◆ **Data extract**
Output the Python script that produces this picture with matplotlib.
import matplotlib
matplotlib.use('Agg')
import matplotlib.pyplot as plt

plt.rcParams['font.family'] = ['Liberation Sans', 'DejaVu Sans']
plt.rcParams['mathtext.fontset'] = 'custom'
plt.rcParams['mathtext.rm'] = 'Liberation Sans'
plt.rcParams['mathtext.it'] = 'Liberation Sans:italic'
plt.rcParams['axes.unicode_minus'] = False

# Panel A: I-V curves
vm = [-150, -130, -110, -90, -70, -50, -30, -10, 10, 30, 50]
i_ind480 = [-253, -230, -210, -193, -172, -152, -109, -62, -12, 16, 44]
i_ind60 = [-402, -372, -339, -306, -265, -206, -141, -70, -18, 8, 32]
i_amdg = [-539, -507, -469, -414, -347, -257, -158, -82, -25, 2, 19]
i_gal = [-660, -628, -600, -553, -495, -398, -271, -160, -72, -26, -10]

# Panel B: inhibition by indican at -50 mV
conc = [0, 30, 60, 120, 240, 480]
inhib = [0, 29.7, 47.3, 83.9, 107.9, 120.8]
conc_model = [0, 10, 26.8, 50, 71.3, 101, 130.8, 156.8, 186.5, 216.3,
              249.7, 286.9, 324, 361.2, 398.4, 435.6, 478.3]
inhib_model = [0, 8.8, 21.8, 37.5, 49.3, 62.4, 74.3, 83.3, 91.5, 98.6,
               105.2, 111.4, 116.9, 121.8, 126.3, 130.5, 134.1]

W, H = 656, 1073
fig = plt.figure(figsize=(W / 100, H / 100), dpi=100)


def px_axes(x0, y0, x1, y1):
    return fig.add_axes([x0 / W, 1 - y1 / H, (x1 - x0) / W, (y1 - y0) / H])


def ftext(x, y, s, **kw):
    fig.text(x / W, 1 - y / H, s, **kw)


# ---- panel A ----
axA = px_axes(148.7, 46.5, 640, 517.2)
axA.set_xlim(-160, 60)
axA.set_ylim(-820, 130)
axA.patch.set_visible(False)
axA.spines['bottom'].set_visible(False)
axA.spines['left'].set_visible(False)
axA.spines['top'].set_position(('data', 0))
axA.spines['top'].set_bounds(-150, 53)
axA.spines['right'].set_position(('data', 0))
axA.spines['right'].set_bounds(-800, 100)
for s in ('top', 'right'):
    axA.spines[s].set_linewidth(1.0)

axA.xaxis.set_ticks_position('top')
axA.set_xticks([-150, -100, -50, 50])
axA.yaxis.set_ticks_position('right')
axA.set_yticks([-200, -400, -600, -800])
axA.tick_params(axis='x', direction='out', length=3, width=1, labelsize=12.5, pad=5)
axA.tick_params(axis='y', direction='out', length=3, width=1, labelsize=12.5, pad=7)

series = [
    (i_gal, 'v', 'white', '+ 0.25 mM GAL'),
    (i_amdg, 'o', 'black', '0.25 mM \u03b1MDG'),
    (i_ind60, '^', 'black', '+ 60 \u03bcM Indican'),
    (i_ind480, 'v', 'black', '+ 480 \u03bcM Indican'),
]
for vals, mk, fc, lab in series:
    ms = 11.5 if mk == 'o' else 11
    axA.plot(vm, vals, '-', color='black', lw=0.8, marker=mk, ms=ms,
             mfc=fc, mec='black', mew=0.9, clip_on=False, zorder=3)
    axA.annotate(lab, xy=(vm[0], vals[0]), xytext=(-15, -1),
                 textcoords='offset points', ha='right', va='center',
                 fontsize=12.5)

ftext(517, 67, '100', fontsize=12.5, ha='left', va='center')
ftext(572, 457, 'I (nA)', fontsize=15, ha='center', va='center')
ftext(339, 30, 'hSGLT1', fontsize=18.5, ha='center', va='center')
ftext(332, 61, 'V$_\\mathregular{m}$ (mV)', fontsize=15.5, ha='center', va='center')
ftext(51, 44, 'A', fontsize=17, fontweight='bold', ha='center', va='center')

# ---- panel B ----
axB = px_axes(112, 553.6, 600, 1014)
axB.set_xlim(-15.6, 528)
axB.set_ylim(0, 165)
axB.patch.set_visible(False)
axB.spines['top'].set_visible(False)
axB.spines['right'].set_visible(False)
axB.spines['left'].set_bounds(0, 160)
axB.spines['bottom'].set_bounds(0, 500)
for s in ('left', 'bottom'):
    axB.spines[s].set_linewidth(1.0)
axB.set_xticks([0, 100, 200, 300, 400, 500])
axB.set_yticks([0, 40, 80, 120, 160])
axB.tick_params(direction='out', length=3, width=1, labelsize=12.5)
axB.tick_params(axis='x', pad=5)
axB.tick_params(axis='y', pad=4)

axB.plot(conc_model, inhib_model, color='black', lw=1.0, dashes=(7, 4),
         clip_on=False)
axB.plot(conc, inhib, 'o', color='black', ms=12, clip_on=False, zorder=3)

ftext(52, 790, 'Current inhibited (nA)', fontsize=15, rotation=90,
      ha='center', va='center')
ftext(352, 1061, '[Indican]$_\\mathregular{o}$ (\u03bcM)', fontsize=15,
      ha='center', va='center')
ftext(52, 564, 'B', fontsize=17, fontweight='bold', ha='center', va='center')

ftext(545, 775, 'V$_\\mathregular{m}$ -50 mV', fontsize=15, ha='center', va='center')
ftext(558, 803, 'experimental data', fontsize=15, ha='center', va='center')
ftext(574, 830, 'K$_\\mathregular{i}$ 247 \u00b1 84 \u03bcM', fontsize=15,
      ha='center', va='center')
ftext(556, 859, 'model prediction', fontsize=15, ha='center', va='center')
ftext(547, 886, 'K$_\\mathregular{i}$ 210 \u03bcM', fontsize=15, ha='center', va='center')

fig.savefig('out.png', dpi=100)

◆ **Description of the task**
Up to and including the line with "fig.text(x / W, 1 - y / H, s, **kw)", repeat the data exactly, starting from its first line; nothing else belongs in the response.

◆ **Output**
Output the Python script that produces this picture with matplotlib.
import matplotlib
matplotlib.use('Agg')
import matplotlib.pyplot as plt

plt.rcParams['font.family'] = ['Liberation Sans', 'DejaVu Sans']
plt.rcParams['mathtext.fontset'] = 'custom'
plt.rcParams['mathtext.rm'] = 'Liberation Sans'
plt.rcParams['mathtext.it'] = 'Liberation Sans:italic'
plt.rcParams['axes.unicode_minus'] = False

# Panel A: I-V curves
vm = [-150, -130, -110, -90, -70, -50, -30, -10, 10, 30, 50]
i_ind480 = [-253, -230, -210, -193, -172, -152, -109, -62, -12, 16, 44]
i_ind60 = [-402, -372, -339, -306, -265, -206, -141, -70, -18, 8, 32]
i_amdg = [-539, -507, -469, -414, -347, -257, -158, -82, -25, 2, 19]
i_gal = [-660, -628, -600, -553, -495, -398, -271, -160, -72, -26, -10]

# Panel B: inhibition by indican at -50 mV
conc = [0, 30, 60, 120, 240, 480]
inhib = [0, 29.7, 47.3, 83.9, 107.9, 120.8]
conc_model = [0, 10, 26.8, 50, 71.3, 101, 130.8, 156.8, 186.5, 216.3,
              249.7, 286.9, 324, 361.2, 398.4, 435.6, 478.3]
inhib_model = [0, 8.8, 21.8, 37.5, 49.3, 62.4, 74.3, 83.3, 91.5, 98.6,
               105.2, 111.4, 116.9, 121.8, 126.3, 130.5, 134.1]

W, H = 656, 1073
fig = plt.figure(figsize=(W / 100, H / 100), dpi=100)


def px_axes(x0, y0, x1, y1):
    return fig.add_axes([x0 / W, 1 - y1 / H, (x1 - x0) / W, (y1 - y0) / H])


def ftext(x, y, s, **kw):
    fig.text(x / W, 1 - y / H, s, **kw)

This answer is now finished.